• **Problem**: Reproduce the material below line by line, beginning with its first line and ending with the line that contains "return (p - L) / W"; leave out pictures.

# START OF Material provided

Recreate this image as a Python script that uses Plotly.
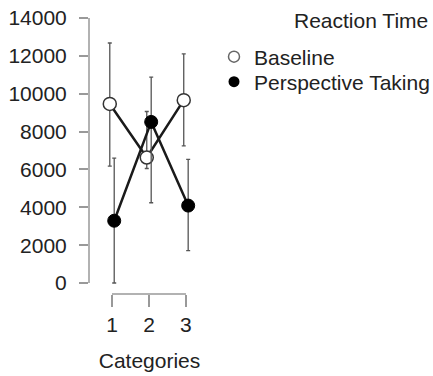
import plotly.graph_objects as go

categories = [1, 2, 3]
baseline = [9460, 6630, 9660]
baseline_plus = [3220, 2430, 2440]
baseline_minus = [3280, 580, 2420]
perspective = [3290, 8510, 4090]
perspective_plus = [3310, 2370, 2440]
perspective_minus = [3290, 4270, 2380]
y_ticks = [0, 2000, 4000, 6000, 8000, 10000, 12000, 14000]

dodge = 0.06
FONT = "Liberation Sans, Arial, sans-serif"
TXT = "#222222"
FS = 21

L, T, W, H = 89, 10, 121, 284

def px_y(p):
    return 1 - (p - T) / H

def px_x(p):
    return (p - L) / W

fig = go.Figure()
fig.add_trace(go.Scatter(
    x=[c - dodge for c in categories], y=baseline, mode="lines+markers",
    line=dict(color="#1a1a1a", width=2.5),
    marker=dict(size=13, color="white", line=dict(color="#333333", width=1.5)),
    error_y=dict(type="data", symmetric=False, array=baseline_plus, arrayminus=baseline_minus,
                 color="#555555", thickness=1.3, width=2),
    showlegend=False,
))
fig.add_trace(go.Scatter(
    x=[c + dodge for c in categories], y=perspective, mode="lines+markers",
    line=dict(color="#1a1a1a", width=2.5),
    marker=dict(size=13, color="black", line=dict(color="black", width=1)),
    error_y=dict(type="data", symmetric=False, array=perspective_plus, arrayminus=perspective_minus,
                 color="#555555", thickness=1.3, width=2),
    showlegend=False,
))
# legend entries (markers only), each in its own legend for exact row placement
fig.add_trace(go.Scatter(x=[None], y=[None], mode="markers", name="Baseline", legend="legend",
                         marker=dict(size=11, color="white", line=dict(color="#666666", width=1.5))))
fig.add_trace(go.Scatter(x=[None], y=[None], mode="markers", name="Perspective Taking", legend="legend2",
                         marker=dict(size=11, color="black")))

# axis lines spanning only data extent
fig.add_shape(type="line", xref="paper", yref="y", x0=0, x1=0, y0=0, y1=14000,
              line=dict(color="#999999", width=1.5))
fig.add_shape(type="line", xref="x", yref="paper", x0=1, x1=3, y0=0, y1=0,
              line=dict(color="#999999", width=1.5))

fig.add_annotation(text="Reaction Time", xref="paper", yref="paper",
                   x=px_x(430), y=px_y(21), xanchor="right", yanchor="middle",
                   showarrow=False, font=dict(size=FS, color=TXT, family=FONT))

leg_common = dict(xanchor="left", yanchor="middle", font=dict(size=FS, color=TXT, family=FONT),
                  bgcolor="rgba(0,0,0,0)", itemwidth=30)

fig.update_layout(
    width=433, height=376,
    margin=dict(l=L, r=433 - L - W, t=T, b=376 - T - H, autoexpand=False),
    paper_bgcolor="white", plot_bgcolor="white",
    font=dict(family=FONT, size=FS, color=TXT),
    xaxis=dict(range=[0.378, 3.65], tickvals=categories, ticktext=[str(c) for c in categories],
               showgrid=False, zeroline=False, showline=False, automargin=False,
               ticks="outside", ticklen=12, tickwidth=1.5, tickcolor="#999999",
               title=dict(text="Categories", standoff=18, font=dict(size=FS, color=TXT))),
    yaxis=dict(range=[-581, 14423], tickvals=y_ticks, ticktext=[str(v) for v in y_ticks],
               showgrid=False, zeroline=False, showline=False, automargin=False,
               ticks="outside", ticklen=9, tickwidth=1.5, tickcolor="#999999", ticklabelstandoff=8),
    legend=dict(x=px_x(214), y=px_y(57), **leg_common),
    legend2=dict(x=px_x(214), y=px_y(82), **leg_common),
)

fig.write_html("out.html")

# END OF Material provided

• **Solution to this problem**:
Recreate this image as a Python script that uses Plotly.
import plotly.graph_objects as go

categories = [1, 2, 3]
baseline = [9460, 6630, 9660]
baseline_plus = [3220, 2430, 2440]
baseline_minus = [3280, 580, 2420]
perspective = [3290, 8510, 4090]
perspective_plus = [3310, 2370, 2440]
perspective_minus = [3290, 4270, 2380]
y_ticks = [0, 2000, 4000, 6000, 8000, 10000, 12000, 14000]

dodge = 0.06
FONT = "Liberation Sans, Arial, sans-serif"
TXT = "#222222"
FS = 21

L, T, W, H = 89, 10, 121, 284

def px_y(p):
    return 1 - (p - T) / H

def px_x(p):
    return (p - L) / W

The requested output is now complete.